*Problem statement:*
Output the line that holds "Convert this chart to D3.js code.", the line that holds "const color = d3.scaleOrdinal().domain(types).range(typeColors);", and every line between them, exactly, but none of the pictures.

*Provided information:*
## START
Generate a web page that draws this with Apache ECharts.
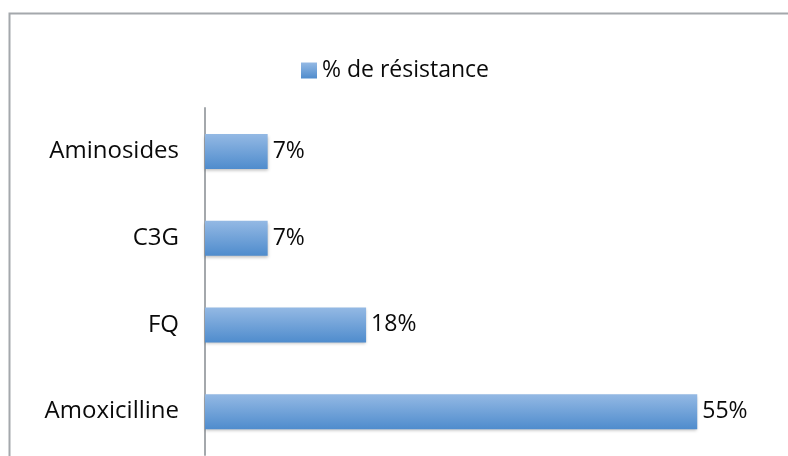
<!DOCTYPE html>
<html>
<head>
<meta charset="utf-8">
<script src="https://cdn.jsdelivr.net/npm/echarts@6/dist/echarts.min.js"></script>
<style>
  html, body { margin: 0; padding: 0; background: #fff; }
  #chart { width: 788px; height: 456px; }
</style>
</head>
<body>
<div id="chart"></div>
<script>
// categories from bottom to top (category axis on y starts at the bottom)
const categories = ["Amoxicilline", "FQ", "C3G", "Aminosides"];
const resistance = [55, 18, 7, 7];
const seriesName = "% de résistance";

const chart = echarts.init(document.getElementById("chart"));

chart.setOption({
  animation: false,
  textStyle: { fontFamily: "Open Sans" },
  graphic: [
    // frame of the original figure
    {
      type: "polyline",
      shape: { points: [[9.5, 460], [9.5, 13.5], [800, 13.5]] },
      style: { stroke: "#a4a8ac", lineWidth: 2, fill: null }
    }
  ],
  legend: {
    top: 54,
    left: 296,
    icon: "rect",
    itemWidth: 16,
    itemHeight: 16,
    textStyle: { fontSize: 23, color: "#0a0a0a", fontFamily: "Open Sans" },
    data: [seriesName]
  },
  grid: {
    left: 205,
    top: 108,
    width: 537,
    height: 347,
    containLabel: false
  },
  xAxis: {
    type: "value",
    min: 0,
    max: 60,
    show: false
  },
  yAxis: {
    type: "category",
    data: categories,
    axisLine: { show: true, lineStyle: { color: "#a4a8ac", width: 2 } },
    axisTick: { show: false },
    axisLabel: {
      fontSize: 24,
      color: "#0a0a0a",
      margin: 26,
      fontFamily: "Open Sans"
    }
  },
  series: [
    {
      name: seriesName,
      type: "bar",
      data: resistance,
      barWidth: 35,
      itemStyle: {
        color: new echarts.graphic.LinearGradient(0, 0, 0, 1, [
          { offset: 0, color: "#94b9e4" },
          { offset: 1, color: "#4f8ccd" }
        ]),
        shadowColor: "rgba(0,0,0,0.25)",
        shadowBlur: 3,
        shadowOffsetY: 2
      },
      label: {
        show: true,
        position: "right",
        distance: 5,
        formatter: "{c}%",
        fontSize: 23,
        color: "#0a0a0a",
        fontFamily: "Open Sans"
      }
    }
  ]
});
</script>
</body>
</html>
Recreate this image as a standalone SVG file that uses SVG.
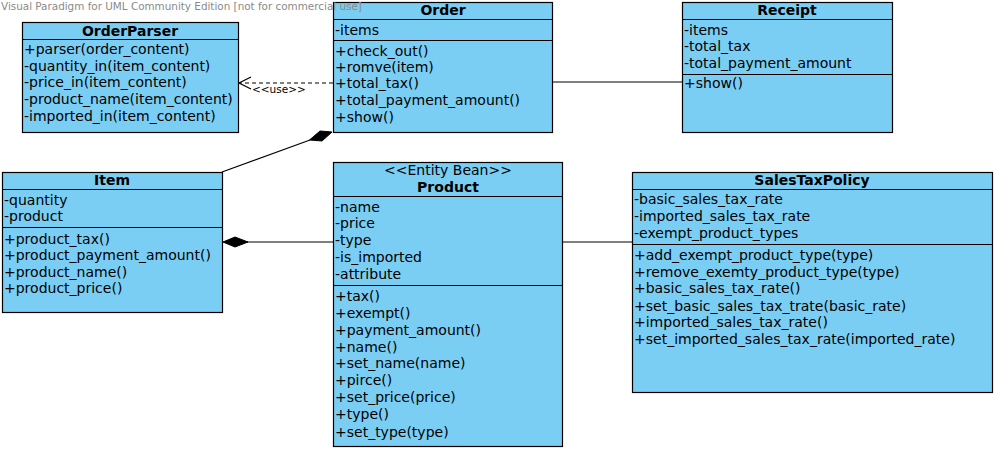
<svg xmlns="http://www.w3.org/2000/svg" width="996" height="450" viewBox="0 0 996 450">
<style>
.box{fill:#7acef4;stroke:#000;stroke-width:1.2}
.sep{stroke:#000;stroke-width:1.2}
.t{font-family:"DejaVu Sans",sans-serif;font-size:14px;fill:#000}
.b{font-family:"DejaVu Sans",sans-serif;font-size:14px;font-weight:bold;fill:#000;text-anchor:middle}
.c{font-family:"DejaVu Sans",sans-serif;font-size:14px;fill:#000;text-anchor:middle}
.wm{font-family:"DejaVu Sans",sans-serif;font-size:10.4px;fill:#8a8a8a}
.ln{stroke:#000;stroke-width:1.2;fill:none}
.lbl{font-family:"DejaVu Sans",sans-serif;font-size:10.5px;fill:#000}
</style>
<rect width="996" height="450" fill="#fff"/>

<g id="connectors">
  <line class="ln" x1="333" y1="83" x2="240" y2="83" stroke-dasharray="4,3"/>
  <polyline class="ln" points="251,77 239,83 251,89"/>
  <text class="lbl" x="252" y="93">&lt;&lt;use&gt;&gt;</text>
  <line class="ln" x1="552" y1="82" x2="682" y2="82"/>
  <line class="ln" x1="222" y1="172" x2="310" y2="140"/>
  <polygon points="332,132 320,131 309.5,140 322,141" fill="#000" stroke="#000"/>
  <line class="ln" x1="247" y1="242" x2="333" y2="242"/>
  <polygon points="223,242 235,237 248,242 235,247" fill="#000" stroke="#000"/>
  <line class="ln" x1="562" y1="242" x2="632" y2="242"/>
</g>

<g id="OrderParser">
  <rect class="box" x="22.5" y="22.5" width="216" height="110"/>
  <line class="sep" x1="22.5" y1="39.5" x2="238.5" y2="39.5"/>
  <text class="b" x="130" y="36">OrderParser</text>
  <text class="t" x="24" y="54">+parser(order_content)</text>
  <text class="t" x="24" y="71">-quantity_in(item_content)</text>
  <text class="t" x="24" y="87">-price_in(item_content)</text>
  <text class="t" x="24" y="104">-product_name(item_content)</text>
  <text class="t" x="24" y="121">-imported_in(item_content)</text>
</g>

<g id="Order">
  <rect class="box" x="333.5" y="2.5" width="219" height="130"/>
  <line class="sep" x1="333.5" y1="19.5" x2="552.5" y2="19.5"/>
  <line class="sep" x1="333.5" y1="40.5" x2="552.5" y2="40.5"/>
  <text class="b" x="443" y="15">Order</text>
  <text class="t" x="335" y="35">-items</text>
  <text class="t" x="335" y="56">+check_out()</text>
  <text class="t" x="335" y="72">+romve(item)</text>
  <text class="t" x="335" y="88">+total_tax()</text>
  <text class="t" x="335" y="105">+total_payment_amount()</text>
  <text class="t" x="335" y="122">+show()</text>
</g>

<g id="Receipt">
  <rect class="box" x="682.5" y="2.5" width="210" height="130"/>
  <line class="sep" x1="682.5" y1="19.5" x2="892.5" y2="19.5"/>
  <line class="sep" x1="682.5" y1="74.5" x2="892.5" y2="74.5"/>
  <text class="b" x="787" y="15">Receipt</text>
  <text class="t" x="684" y="35">-items</text>
  <text class="t" x="684" y="51">-total_tax</text>
  <text class="t" x="684" y="68">-total_payment_amount</text>
  <text class="t" x="684" y="88">+show()</text>
</g>

<g id="Item">
  <rect class="box" x="2.5" y="172.5" width="220" height="140"/>
  <line class="sep" x1="2.5" y1="189.5" x2="222.5" y2="189.5"/>
  <line class="sep" x1="2.5" y1="227.5" x2="222.5" y2="227.5"/>
  <text class="b" x="112" y="185">Item</text>
  <text class="t" x="4" y="205">-quantity</text>
  <text class="t" x="4" y="221">-product</text>
  <text class="t" x="4" y="244">+product_tax()</text>
  <text class="t" x="4" y="260">+product_payment_amount()</text>
  <text class="t" x="4" y="277">+product_name()</text>
  <text class="t" x="4" y="293">+product_price()</text>
</g>

<g id="Product">
  <rect class="box" x="333.5" y="162.5" width="229" height="284"/>
  <line class="sep" x1="333.5" y1="196.5" x2="562.5" y2="196.5"/>
  <line class="sep" x1="333.5" y1="285.5" x2="562.5" y2="285.5"/>
  <text class="c" x="448" y="175">&lt;&lt;Entity Bean&gt;&gt;</text>
  <text class="b" x="448" y="192">Product</text>
  <text class="t" x="335" y="212">-name</text>
  <text class="t" x="335" y="228">-price</text>
  <text class="t" x="335" y="245">-type</text>
  <text class="t" x="335" y="262">-is_imported</text>
  <text class="t" x="335" y="279">-attribute</text>
  <text class="t" x="335" y="301">+tax()</text>
  <text class="t" x="335" y="318">+exempt()</text>
  <text class="t" x="335" y="335">+payment_amount()</text>
  <text class="t" x="335" y="352">+name()</text>
  <text class="t" x="335" y="368">+set_name(name)</text>
  <text class="t" x="335" y="385">+pirce()</text>
  <text class="t" x="335" y="402">+set_price(price)</text>
  <text class="t" x="335" y="419">+type()</text>
  <text class="t" x="335" y="437">+set_type(type)</text>
</g>

<g id="SalesTaxPolicy">
  <rect class="box" x="632.5" y="172.5" width="360" height="220"/>
  <line class="sep" x1="632.5" y1="189.5" x2="992.5" y2="189.5"/>
  <line class="sep" x1="632.5" y1="244.5" x2="992.5" y2="244.5"/>
  <text class="b" x="812" y="185">SalesTaxPolicy</text>
  <text class="t" x="634" y="204">-basic_sales_tax_rate</text>
  <text class="t" x="634" y="221">-imported_sales_tax_rate</text>
  <text class="t" x="634" y="238">-exempt_product_types</text>
  <text class="t" x="634" y="260">+add_exempt_product_type(type)</text>
  <text class="t" x="634" y="277">+remove_exemty_product_type(type)</text>
  <text class="t" x="634" y="293">+basic_sales_tax_rate()</text>
  <text class="t" x="634" y="311">+set_basic_sales_tax_trate(basic_rate)</text>
  <text class="t" x="634" y="327">+imported_sales_tax_rate()</text>
  <text class="t" x="634" y="344">+set_imported_sales_tax_rate(imported_rate)</text>
</g>

<text class="wm" x="1" y="10">Visual Paradigm for UML Community Edition [not for commercial use]</text>
</svg>
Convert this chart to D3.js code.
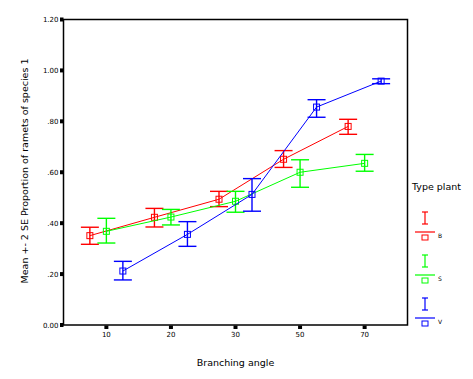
<!DOCTYPE html>
<html>
<head>
<meta charset="utf-8">
<script src="https://cdn.jsdelivr.net/npm/d3@7"></script>
<style>
  body { margin: 0; background: #fff; }
  text { font-family: "DejaVu Sans", sans-serif; }
</style>
</head>
<body>
<div id="chart"></div>
<script>
// data
const angles = ["10", "20", "30", "50", "70"];
const types = ["B", "S", "V"];
const typeColors = ["#ff0000", "#00ff00", "#0000ff"];

const bMean = [0.351, 0.423, 0.494, 0.651, 0.780];
const bLow  = [0.317, 0.385, 0.465, 0.619, 0.749];
const bHigh = [0.384, 0.458, 0.525, 0.685, 0.808];

const sMean = [0.368, 0.424, 0.486, 0.600, 0.635];
const sLow  = [0.322, 0.393, 0.443, 0.541, 0.604];
const sHigh = [0.419, 0.454, 0.525, 0.649, 0.670];

const vMean = [0.212, 0.356, 0.513, 0.856, 0.958];
const vLow  = [0.177, 0.309, 0.447, 0.816, 0.948];
const vHigh = [0.250, 0.406, 0.575, 0.885, 0.967];

const yTicks = [0, 0.2, 0.4, 0.6, 0.8, 1.0, 1.2];
const yTickLabels = ["0.00", ".20", ".40", ".60", ".80", "1.00", "1.20"];

// 1: layout
const W = 473, H = 379;
const plot = { left: 63.5, top: 19.5, right: 407.5, bottom: 325 };

const svg = d3.select("#chart").append("svg")
    .attr("width", W)
    .attr("height", H);

// 2: scales
const x = d3.scalePoint()
    .domain(angles)
    .range([plot.left, plot.right])
    .padding(0.664);

const offset = d3.scalePoint()
    .domain(types)
    .range([-16.5, 16.5]);

const y = d3.scaleLinear()
    .domain([0, 1.2])
    .range([plot.bottom, plot.top]);

const color = d3.scaleOrdinal().domain(types).range(typeColors);

const series = [
    { type: "B", mean: bMean, low: bLow, high: bHigh },
    { type: "S", mean: sMean, low: sLow, high: sHigh },
    { type: "V", mean: vMean, low: vLow, high: vHigh }
].map(s => ({
    type: s.type,
    values: angles.map((a, i) => ({ angle: a, mean: s.mean[i], low: s.low[i], high: s.high[i] }))
}));

// 3: frame
svg.append("rect")
    .attr("x", plot.left)
    .attr("y", plot.top)
    .attr("width", plot.right - plot.left)
    .attr("height", plot.bottom - plot.top)
    .attr("fill", "none")
    .attr("stroke", "#000")
    .attr("stroke-width", 1.5);

// y axis: square tick marks + labels
const yAxis = svg.append("g").attr("transform", `translate(${plot.left},0)`);
yAxis.selectAll("rect")
    .data(yTicks)
    .join("rect")
    .attr("x", -3.5)
    .attr("y", d => y(d) - 2)
    .attr("width", 3.5)
    .attr("height", 4)
    .attr("fill", "#000");
yAxis.selectAll("text")
    .data(yTicks)
    .join("text")
    .attr("x", -5)
    .attr("y", d => y(d) + 2.5)
    .attr("text-anchor", "end")
    .attr("font-size", "7px")
    .text((d, i) => yTickLabels[i]);

// x axis
const xAxis = svg.append("g").attr("transform", `translate(0,${plot.bottom})`);
xAxis.selectAll("rect")
    .data(angles)
    .join("rect")
    .attr("x", d => x(d) - 2)
    .attr("y", 0.5)
    .attr("width", 4)
    .attr("height", 3.5)
    .attr("fill", "#000");
xAxis.selectAll("text")
    .data(angles)
    .join("text")
    .attr("x", d => x(d))
    .attr("y", 12)
    .attr("text-anchor", "middle")
    .attr("font-size", "7px")
    .text(d => d);

// axis titles
svg.append("text")
    .attr("x", (plot.left + plot.right) / 2)
    .attr("y", 366)
    .attr("text-anchor", "middle")
    .attr("font-size", "9.5px")
    .text("Branching angle");

svg.append("text")
    .attr("transform", "rotate(-90)")
    .attr("x", -171)
    .attr("y", 28)
    .attr("text-anchor", "middle")
    .attr("font-size", "9.5px")
    .text("Mean +- 2 SE Proportion of ramets of species 1");

// 4: lines, error bars and boxes
const px = (t, d) => x(d.angle) + offset(t);
const line = d3.line();
const cap = 9;

series.forEach(s => {
    const g = svg.append("g");
    const c = color(s.type);

    g.append("path")
        .datum(s.values)
        .attr("fill", "none")
        .attr("stroke", c)
        .attr("stroke-width", 1)
        .attr("d", line.x(d => px(s.type, d)).y(d => y(d.mean)));

    const eb = g.selectAll(".eb")
        .data(s.values)
        .join("g")
        .attr("class", "eb")
        .attr("stroke", c)
        .attr("stroke-width", 1.4);
    eb.append("line")
        .attr("x1", d => px(s.type, d)).attr("x2", d => px(s.type, d))
        .attr("y1", d => y(d.low)).attr("y2", d => y(d.high));
    eb.append("line")
        .attr("x1", d => px(s.type, d) - cap).attr("x2", d => px(s.type, d) + cap)
        .attr("y1", d => y(d.high)).attr("y2", d => y(d.high));
    eb.append("line")
        .attr("x1", d => px(s.type, d) - cap).attr("x2", d => px(s.type, d) + cap)
        .attr("y1", d => y(d.low)).attr("y2", d => y(d.low));

    g.selectAll(".box")
        .data(s.values)
        .join("rect")
        .attr("class", "box")
        .attr("x", d => px(s.type, d) - 3)
        .attr("y", d => y(d.mean) - 3)
        .attr("width", 6)
        .attr("height", 6)
        .attr("fill", "none")
        .attr("stroke", c)
        .attr("stroke-width", 1);
});

// 5: legend
const legend = svg.append("g").attr("transform", "translate(412,0)");
legend.append("text")
    .attr("x", 0)
    .attr("y", 190)
    .attr("font-size", "9.5px")
    .text("Type plant");

types.forEach((t, i) => {
    const row = legend.append("g")
        .attr("transform", `translate(0,${212 + i * 43})`)
        .attr("stroke", color(t));
    row.append("line").attr("x1", 13).attr("x2", 13).attr("y1", 0).attr("y2", 12).attr("stroke-width", 1.2);
    row.append("line").attr("x1", 10).attr("x2", 16).attr("y1", 0).attr("y2", 0).attr("stroke-width", 1.2);
    row.append("line").attr("x1", 10).attr("x2", 16).attr("y1", 12).attr("y2", 12).attr("stroke-width", 1.2);
    row.append("line").attr("x1", 3).attr("x2", 23).attr("y1", 20).attr("y2", 20).attr("stroke-width", 1.2);
    row.append("rect").attr("x", 10).attr("y", 23).attr("width", 6).attr("height", 5).attr("fill", "none");
    row.append("text")
        .attr("x", 26)
        .attr("y", 25.5)
        .attr("stroke", "none")
        .attr("fill", "#000")
        .attr("font-size", "6px")
        .text(t);
});
</script>
</body>
</html>
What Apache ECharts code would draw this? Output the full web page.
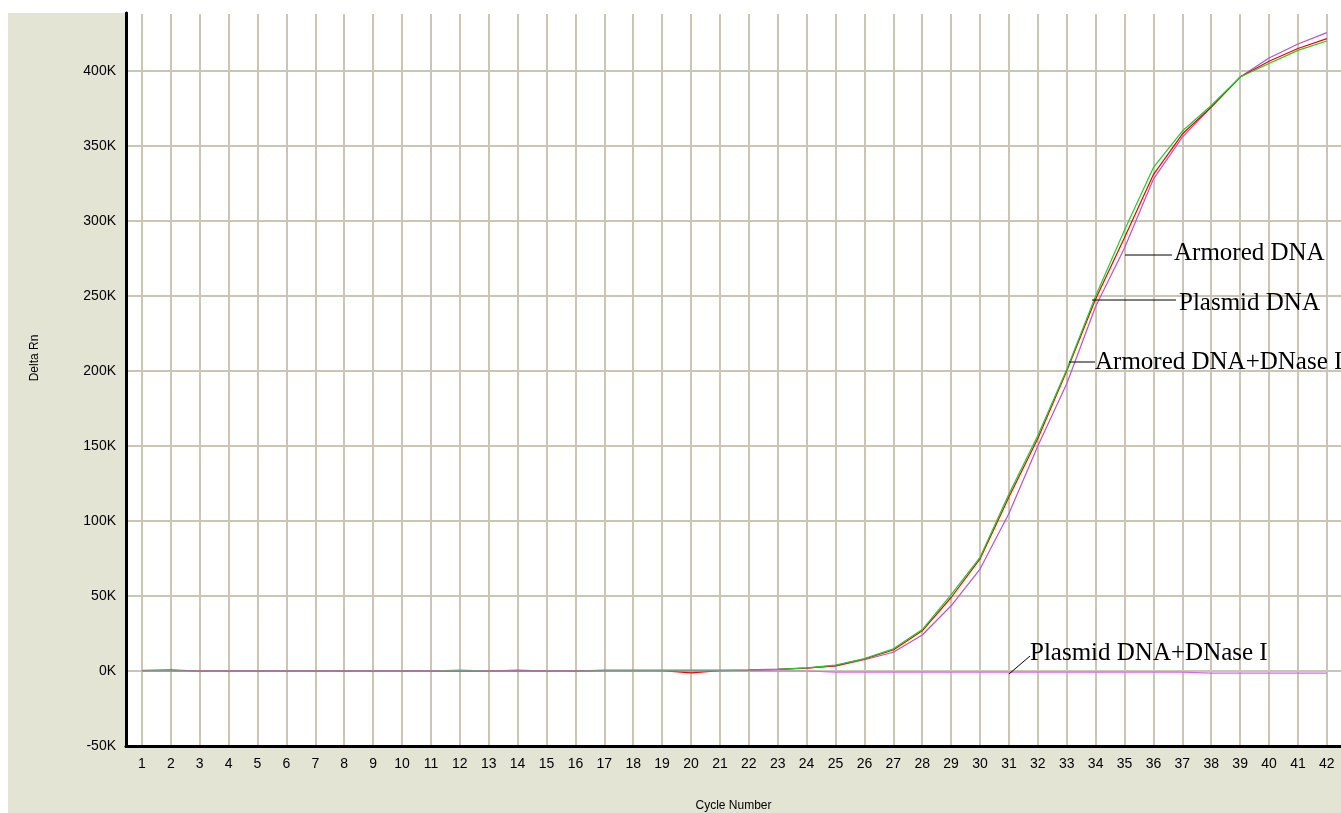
<!DOCTYPE html>
<html>
<head>
<meta charset="utf-8">
<script src="https://cdn.jsdelivr.net/npm/echarts@6/dist/echarts.min.js"></script>
<style>
  html, body { margin: 0; padding: 0; background: #ffffff; overflow: hidden; width: 1341px; height: 813px; }
  #bg { position: absolute; left: 8px; top: 13px; width: 1333px; height: 800px; background: #E4E4D5; }
  #chart { position: absolute; left: 0; top: 0; width: 1341px; height: 813px; }
</style>
</head>
<body>
<div id="bg"></div>
<div id="chart"></div>
<script>
// ---- data ----
const cycles = [1,2,3,4,5,6,7,8,9,10,11,12,13,14,15,16,17,18,19,20,21,22,23,24,25,26,27,28,29,30,31,32,33,34,35,36,37,38,39,40,41,42];

const plasmidDNA = [500,300,0,0,0,0,0,0,0,0,0,600,0,0,0,0,200,300,300,200,300,600,1100,2100,3900,8300,14800,27600,51000,75800,118000,157000,201000,250000,294000,335700,360000,377000,396000,405000,413800,420000];
const armoredDNA = [300,400,0,0,0,0,0,0,0,0,0,0,0,0,0,0,200,300,300,-1200,300,500,1000,1900,3600,8000,14000,26800,49000,74700,116000,155000,200000,248000,289000,331000,358000,376000,396000,406500,415000,421600];
const armoredDNAse = [300,700,0,0,0,0,0,0,0,0,0,0,0,600,0,0,600,600,600,600,600,700,1200,2000,3300,7500,12500,24000,43500,68000,105000,150000,191500,243000,282000,328000,356000,376000,396000,408700,418000,425600];
const plasmidDNAse = [0,0,0,0,0,0,0,0,0,0,0,0,0,0,0,0,0,0,0,0,0,0,0,0,-700,-700,-700,-700,-700,-700,-700,-700,-700,-700,-700,-700,-700,-1400,-1400,-1400,-1400,-1400];

const yTicks = [-50000,0,50000,100000,150000,200000,250000,300000,350000,400000];

const annotations = [
  { text: 'Armored DNA', tx: 1174, ty: 253, line: [[1125,255],[1172,255]] },
  { text: 'Plasmid DNA', tx: 1179, ty: 303, line: [[1092,300],[1176,300]] },
  { text: 'Armored DNA+DNase I', tx: 1095, ty: 362, line: [[1069,362],[1095,362]] },
  { text: 'Plasmid DNA+DNase I', tx: 1030, ty: 653, line: [[1009,674],[1030,656]] }
];

const pairs = arr => cycles.map((c, i) => [c, arr[i]]);

const chart = echarts.init(document.getElementById('chart'), null, { renderer: 'canvas', width: 1341, height: 813 });

const graphic = [
  { type: 'rect', left: 128, top: 11.5, shape: { x: 0, y: 0, width: 1213, height: 2.5 }, style: { fill: '#ffffff' }, z: 50 },
  { type: 'text', x: 35, y: 358, rotation: Math.PI / 2, style: { text: 'Delta Rn', fill: '#000', font: '12px "Liberation Sans"', textAlign: 'center', textVerticalAlign: 'middle' }, z: 50 }
];
annotations.forEach(a => {
  graphic.push({ type: 'line', shape: { x1: a.line[0][0], y1: a.line[0][1], x2: a.line[1][0], y2: a.line[1][1] }, style: { stroke: '#000', lineWidth: 1 }, z: 60 });
  graphic.push({ type: 'text', x: a.tx, y: a.ty, style: { text: a.text, fill: '#000', font: '25px "Liberation Serif"', textAlign: 'left', textVerticalAlign: 'middle' }, z: 60 });
});

const mkSeries = (name, data, color) => ({
  name, type: 'line', data: pairs(data), showSymbol: false, symbol: 'none',
  lineStyle: { color, width: 1.2 }, itemStyle: { color }, animation: false, silent: true
});

chart.setOption({
  animation: false,
  backgroundColor: 'transparent',
  grid: { left: 126, right: 0, top: 13, bottom: 67, show: true, backgroundColor: '#ffffff', borderWidth: 0,
    containLabel: false, outerBoundsMode: 'none' },
  xAxis: {
    type: 'value', min: 0.45, max: 42.49,
    name: 'Cycle Number', nameLocation: 'middle', nameGap: 54,
    nameTextStyle: { color: '#000', fontFamily: 'Liberation Sans', fontSize: 12 },
    axisLine: { show: true, onZero: false, lineStyle: { color: '#000', width: 3 } },
    axisTick: { show: false, customValues: cycles },
    axisLabel: { customValues: cycles, color: '#000', fontFamily: 'Liberation Sans', fontSize: 14, margin: 11 },
    splitLine: { show: true, lineStyle: { color: '#CAC6B4', width: 2 } }
  },
  yAxis: {
    type: 'value', min: -50000, max: 438700, interval: 50000,
    axisLine: { show: true, onZero: false, lineStyle: { color: '#000', width: 3 } },
    axisTick: { show: false },
    axisLabel: { color: '#000', fontFamily: 'Liberation Sans', fontSize: 14, margin: 10, showMaxLabel: false,
      formatter: v => (yTicks.indexOf(v) >= 0 ? (v / 1000) + 'K' : '') },
    splitLine: { show: true, lineStyle: { color: '#CAC6B4', width: 2 } }
  },
  series: [
    mkSeries('Armored DNA+DNase I', armoredDNAse, '#B455C6'),
    mkSeries('Armored DNA', armoredDNA, '#EE0000'),
    mkSeries('Plasmid DNA', plasmidDNA, '#22CC22'),
    mkSeries('Plasmid DNA+DNase I', plasmidDNAse, '#DC64F0')
  ],
  graphic
});
</script>
</body>
</html>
## END
*Output:*
Convert this chart to D3.js code.
<!DOCTYPE html>
<html>
<head>
<meta charset="utf-8">
<script src="https://cdn.jsdelivr.net/npm/d3@7"></script>
<style>
  body { margin: 0; background: #fff; }
  text { font-family: "DejaVu Sans", sans-serif; }
</style>
</head>
<body>
<div id="chart"></div>
<script>
// data
const angles = ["10", "20", "30", "50", "70"];
const types = ["B", "S", "V"];
const typeColors = ["#ff0000", "#00ff00", "#0000ff"];

const bMean = [0.351, 0.423, 0.494, 0.651, 0.780];
const bLow  = [0.317, 0.385, 0.465, 0.619, 0.749];
const bHigh = [0.384, 0.458, 0.525, 0.685, 0.808];

const sMean = [0.368, 0.424, 0.486, 0.600, 0.635];
const sLow  = [0.322, 0.393, 0.443, 0.541, 0.604];
const sHigh = [0.419, 0.454, 0.525, 0.649, 0.670];

const vMean = [0.212, 0.356, 0.513, 0.856, 0.958];
const vLow  = [0.177, 0.309, 0.447, 0.816, 0.948];
const vHigh = [0.250, 0.406, 0.575, 0.885, 0.967];

const yTicks = [0, 0.2, 0.4, 0.6, 0.8, 1.0, 1.2];
const yTickLabels = ["0.00", ".20", ".40", ".60", ".80", "1.00", "1.20"];

// 1: layout
const W = 473, H = 379;
const plot = { left: 63.5, top: 19.5, right: 407.5, bottom: 325 };

const svg = d3.select("#chart").append("svg")
    .attr("width", W)
    .attr("height", H);

// 2: scales
const x = d3.scalePoint()
    .domain(angles)
    .range([plot.left, plot.right])
    .padding(0.664);

const offset = d3.scalePoint()
    .domain(types)
    .range([-16.5, 16.5]);

const y = d3.scaleLinear()
    .domain([0, 1.2])
    .range([plot.bottom, plot.top]);

const color = d3.scaleOrdinal().domain(types).range(typeColors);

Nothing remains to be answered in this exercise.